Troca de olhares. Nenhum filme europeu é tão dependente da análise das interpretações faciais como La piscine (A Piscina, no Brasil), clássico dirigido por Jacques Deray que voltou a ganhar popularidade com o recente lançamento de A Bigger Splash. O que torna o filme estrelado por Alain Delon ainda mais impressionante é a direção do roteiro, que sabe mesclar a sensualidade com drama de forma invejável, muito diferente do que era apresentado em sua época de produção pelos diretores de Hollywood.

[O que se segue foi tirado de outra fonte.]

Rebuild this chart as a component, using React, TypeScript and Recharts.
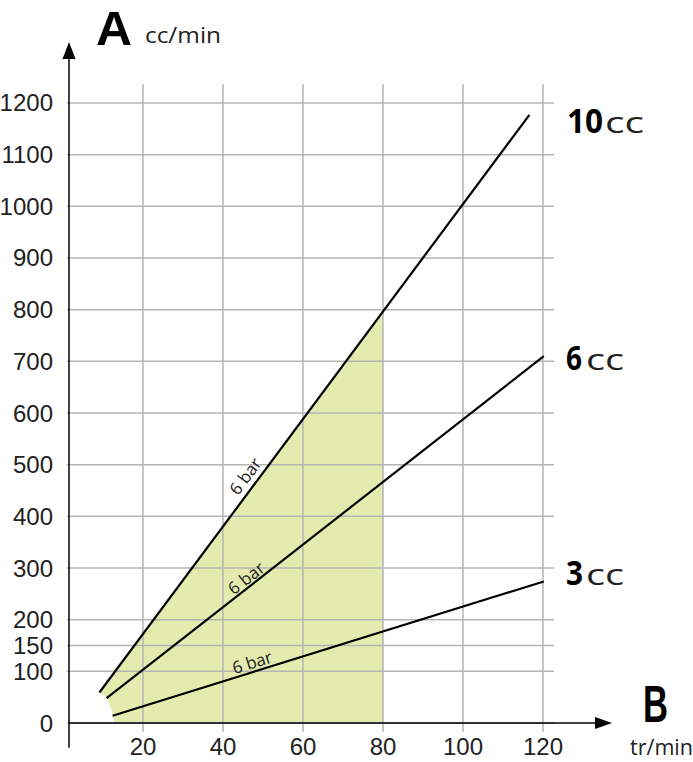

Jean-Paul (Alain Delon) e Marianne (Romy Schneider) estão de férias na charmosa Saint-Tropez, em uma bela casa com uma grande piscina. O período para descanso é tão positivo que Jean-Paul chega a cogitar se mudar definitivamente para um local com tamanha tranquilidade. Certo dia, Harry (Maurice Ronet), ex-namorado de Marianne e antigo amigo de Jean, liga para o casal e decide fazer uma visita junto de sua filha, Penelope (Jane Birkin), uma exuberante moça de dezoito anos que logo desperta o interesse de Jean-Paul. A visita, no entanto, ganha outros traços a partir do momento em que Harry e Penelope decidem ficar mais dias junto do casal.
A ousadia de Deray pode ser compreendida desde o primeiro minuto. Os corpos de Delon e Schneider são expostos com extrema naturalidade. Beijos apaixonados ou mesmo um topless à beira da piscina são retratados de ângulos que colocam o espectador como um observador ativo em segundo plano. Diversos segredos são escondidos até mesmo do público – e o sucesso de La Piscine está justamente na necessidade de ler com antecedência algumas ações inesperadas para entender o poder de impacto que tal fato terá na sequência.
Os olhares ditam o sucesso e/ou fracasso de todos os personagens envolvidos. Desde cedo, toda a edição comandada por Paul Cayatte privilegia rápidos cortes que demonstram a reação perante situações constrangedoras. O clima amigável aos poucos é deixado de lado, e uma intensa disputa entre os dois homens toma lugar. Inicialmente, o foco volta-se para Marianne. Em uma das cenas mais importantes do filme, Jean-Paul e Harry disputam na piscina sob os olhares da mulher para ver quem nada mais rápido, como se ambos quisessem provar sua superioridade (tal passagem foi brilhantemente adaptada por Guadagnino em A Bigger Splash, por sinal). Na metade final, Penelope torna-se o centro das atenções – e mesmo que Harry consiga aceitar a ideia de conquistar novamente a mulher de seu amigo, não consegue lidar com o fato de que ele possa ter qualquer tipo de relação sexual com sua menina.
Delon, no auge de sua carreira, entrega uma atuação segura e eficiente. A partir do momento em que a trama ganha traços misteriosos e dramáticos, a personalidade de seu personagem parece se moldar ao estilo de Jef Costello em Le samouraï (extremamente quieto, frio e calculista). A versão em Blu-Ray conta com uma nova transferência em 1080p, com uma qualidade incrível que ressalta o belo contraste da fotografia de Jean-Jacques Tarbès. Além disso traz a curiosa versão final exibida da Espanha – que apresenta um final diferente por conta da pesada censura do regime Franco. La Piscine também incomodou os distribuidores dos Estados Unidos, que enfrentaram dificuldades para lançar o filme fora da faixa da meia noite pelas cenas provocativas e pelas passagens de nudez frontal – e ganhou o status cult graças as exibições proibidas em pequenos clubes.